## RECORDED DATA:
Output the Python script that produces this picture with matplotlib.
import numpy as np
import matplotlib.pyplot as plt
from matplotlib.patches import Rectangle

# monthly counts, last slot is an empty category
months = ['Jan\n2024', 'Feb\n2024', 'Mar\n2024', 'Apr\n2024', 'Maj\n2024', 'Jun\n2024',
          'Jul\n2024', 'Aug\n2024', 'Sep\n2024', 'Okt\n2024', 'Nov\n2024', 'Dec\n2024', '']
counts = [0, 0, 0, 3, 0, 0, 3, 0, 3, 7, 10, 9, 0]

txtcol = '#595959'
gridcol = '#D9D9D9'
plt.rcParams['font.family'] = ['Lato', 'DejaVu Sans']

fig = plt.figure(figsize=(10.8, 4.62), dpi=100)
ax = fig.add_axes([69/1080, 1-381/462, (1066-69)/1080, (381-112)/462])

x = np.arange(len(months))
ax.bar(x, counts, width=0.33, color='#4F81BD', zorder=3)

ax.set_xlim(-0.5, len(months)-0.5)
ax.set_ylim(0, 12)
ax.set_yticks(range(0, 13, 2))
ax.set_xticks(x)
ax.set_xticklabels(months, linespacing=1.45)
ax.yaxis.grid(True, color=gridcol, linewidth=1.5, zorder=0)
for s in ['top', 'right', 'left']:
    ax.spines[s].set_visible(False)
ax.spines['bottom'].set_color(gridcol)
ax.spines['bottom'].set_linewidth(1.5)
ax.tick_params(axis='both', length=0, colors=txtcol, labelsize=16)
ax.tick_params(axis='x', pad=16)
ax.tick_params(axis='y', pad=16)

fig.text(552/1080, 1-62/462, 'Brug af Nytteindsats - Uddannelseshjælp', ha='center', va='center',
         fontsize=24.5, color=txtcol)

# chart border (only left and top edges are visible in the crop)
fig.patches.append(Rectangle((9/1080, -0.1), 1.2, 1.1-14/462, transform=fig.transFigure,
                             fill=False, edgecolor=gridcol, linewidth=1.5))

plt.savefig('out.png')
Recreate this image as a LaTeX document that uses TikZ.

==

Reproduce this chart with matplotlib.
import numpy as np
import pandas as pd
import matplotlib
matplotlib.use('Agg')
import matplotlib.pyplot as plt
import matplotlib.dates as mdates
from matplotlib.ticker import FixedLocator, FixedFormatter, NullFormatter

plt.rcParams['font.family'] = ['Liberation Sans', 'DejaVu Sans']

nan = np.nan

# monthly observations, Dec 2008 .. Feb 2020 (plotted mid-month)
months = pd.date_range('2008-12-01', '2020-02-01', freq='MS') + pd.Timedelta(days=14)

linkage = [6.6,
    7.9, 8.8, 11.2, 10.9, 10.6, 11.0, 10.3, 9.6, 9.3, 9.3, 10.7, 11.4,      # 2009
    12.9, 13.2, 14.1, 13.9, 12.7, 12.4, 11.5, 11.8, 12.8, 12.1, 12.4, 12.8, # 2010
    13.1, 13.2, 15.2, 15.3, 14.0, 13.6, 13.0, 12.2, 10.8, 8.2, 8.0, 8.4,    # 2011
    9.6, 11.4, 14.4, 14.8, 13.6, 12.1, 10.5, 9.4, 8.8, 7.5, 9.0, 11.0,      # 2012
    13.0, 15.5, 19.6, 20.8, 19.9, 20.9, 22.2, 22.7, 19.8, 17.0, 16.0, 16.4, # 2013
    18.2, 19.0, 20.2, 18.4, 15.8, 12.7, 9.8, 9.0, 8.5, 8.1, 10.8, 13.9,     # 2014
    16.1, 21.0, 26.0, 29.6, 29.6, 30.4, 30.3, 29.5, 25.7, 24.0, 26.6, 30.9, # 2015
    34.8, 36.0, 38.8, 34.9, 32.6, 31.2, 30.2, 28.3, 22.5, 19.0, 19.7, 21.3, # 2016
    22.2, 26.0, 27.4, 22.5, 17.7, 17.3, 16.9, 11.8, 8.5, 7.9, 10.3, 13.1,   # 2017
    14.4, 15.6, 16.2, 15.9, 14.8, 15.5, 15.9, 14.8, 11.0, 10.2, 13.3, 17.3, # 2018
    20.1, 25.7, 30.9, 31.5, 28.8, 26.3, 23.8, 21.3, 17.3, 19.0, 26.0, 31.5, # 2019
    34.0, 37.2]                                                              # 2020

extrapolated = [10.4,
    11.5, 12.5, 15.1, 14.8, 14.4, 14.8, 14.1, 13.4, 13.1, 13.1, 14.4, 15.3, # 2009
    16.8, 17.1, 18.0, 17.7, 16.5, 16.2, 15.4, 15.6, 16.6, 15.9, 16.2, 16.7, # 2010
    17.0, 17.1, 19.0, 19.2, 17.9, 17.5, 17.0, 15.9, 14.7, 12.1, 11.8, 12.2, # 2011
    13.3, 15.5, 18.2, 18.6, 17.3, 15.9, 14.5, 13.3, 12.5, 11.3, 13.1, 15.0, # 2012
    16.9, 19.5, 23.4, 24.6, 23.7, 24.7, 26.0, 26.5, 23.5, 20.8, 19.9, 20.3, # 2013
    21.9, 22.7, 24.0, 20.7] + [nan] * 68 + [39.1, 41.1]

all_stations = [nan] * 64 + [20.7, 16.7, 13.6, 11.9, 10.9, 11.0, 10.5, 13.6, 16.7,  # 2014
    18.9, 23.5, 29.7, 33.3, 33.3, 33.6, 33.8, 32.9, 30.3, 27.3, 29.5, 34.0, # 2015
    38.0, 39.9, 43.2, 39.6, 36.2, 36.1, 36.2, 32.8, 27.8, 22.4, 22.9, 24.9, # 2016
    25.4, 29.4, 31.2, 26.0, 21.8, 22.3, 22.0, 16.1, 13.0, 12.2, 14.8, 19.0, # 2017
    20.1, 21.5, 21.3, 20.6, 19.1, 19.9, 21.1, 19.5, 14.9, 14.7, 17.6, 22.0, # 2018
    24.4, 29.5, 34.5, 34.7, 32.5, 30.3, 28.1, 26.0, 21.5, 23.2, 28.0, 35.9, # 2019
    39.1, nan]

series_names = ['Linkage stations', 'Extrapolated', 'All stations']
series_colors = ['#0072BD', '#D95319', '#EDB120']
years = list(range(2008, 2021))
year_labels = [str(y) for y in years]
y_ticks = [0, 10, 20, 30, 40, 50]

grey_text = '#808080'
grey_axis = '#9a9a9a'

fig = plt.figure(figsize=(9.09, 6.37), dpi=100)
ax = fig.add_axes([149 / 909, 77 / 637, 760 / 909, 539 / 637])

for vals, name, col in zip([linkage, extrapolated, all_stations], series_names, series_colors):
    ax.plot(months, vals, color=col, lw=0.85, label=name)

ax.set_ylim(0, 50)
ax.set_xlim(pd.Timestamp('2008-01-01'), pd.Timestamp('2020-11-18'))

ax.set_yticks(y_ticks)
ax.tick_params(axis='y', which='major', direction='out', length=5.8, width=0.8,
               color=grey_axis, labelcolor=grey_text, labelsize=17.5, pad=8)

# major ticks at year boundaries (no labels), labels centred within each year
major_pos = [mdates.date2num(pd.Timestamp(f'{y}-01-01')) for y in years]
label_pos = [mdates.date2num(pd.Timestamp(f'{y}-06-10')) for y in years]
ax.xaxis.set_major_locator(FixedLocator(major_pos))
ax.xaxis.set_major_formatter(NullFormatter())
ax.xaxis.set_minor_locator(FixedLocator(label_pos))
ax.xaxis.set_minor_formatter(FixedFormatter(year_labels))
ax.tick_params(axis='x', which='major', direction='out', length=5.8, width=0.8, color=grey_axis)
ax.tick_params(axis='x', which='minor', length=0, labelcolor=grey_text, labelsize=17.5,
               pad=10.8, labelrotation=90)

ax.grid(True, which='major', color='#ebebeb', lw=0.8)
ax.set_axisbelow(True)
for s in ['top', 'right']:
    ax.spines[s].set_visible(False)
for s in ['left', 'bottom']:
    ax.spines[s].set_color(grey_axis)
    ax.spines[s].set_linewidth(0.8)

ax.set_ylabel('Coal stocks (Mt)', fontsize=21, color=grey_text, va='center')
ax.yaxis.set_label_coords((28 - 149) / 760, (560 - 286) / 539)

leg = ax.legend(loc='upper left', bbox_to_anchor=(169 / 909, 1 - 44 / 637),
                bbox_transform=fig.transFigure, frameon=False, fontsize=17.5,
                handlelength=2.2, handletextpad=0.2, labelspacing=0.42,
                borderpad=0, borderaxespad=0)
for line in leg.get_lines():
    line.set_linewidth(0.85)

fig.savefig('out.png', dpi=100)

## SET PROBLEM:
Everything from the line containing "Reproduce this chart with matplotlib." down to the line containing "months = pd.date_range('2008-12-01', '2020-02-01', freq='MS')" should be retyped exactly, both lines included, and nothing more.

## CORRECT RESPONSE:
Reproduce this chart with matplotlib.
import numpy as np
import pandas as pd
import matplotlib
matplotlib.use('Agg')
import matplotlib.pyplot as plt
import matplotlib.dates as mdates
from matplotlib.ticker import FixedLocator, FixedFormatter, NullFormatter

plt.rcParams['font.family'] = ['Liberation Sans', 'DejaVu Sans']

nan = np.nan

# monthly observations, Dec 2008 .. Feb 2020 (plotted mid-month)
months = pd.date_range('2008-12-01', '2020-02-01', freq='MS') + pd.Timedelta(days=14)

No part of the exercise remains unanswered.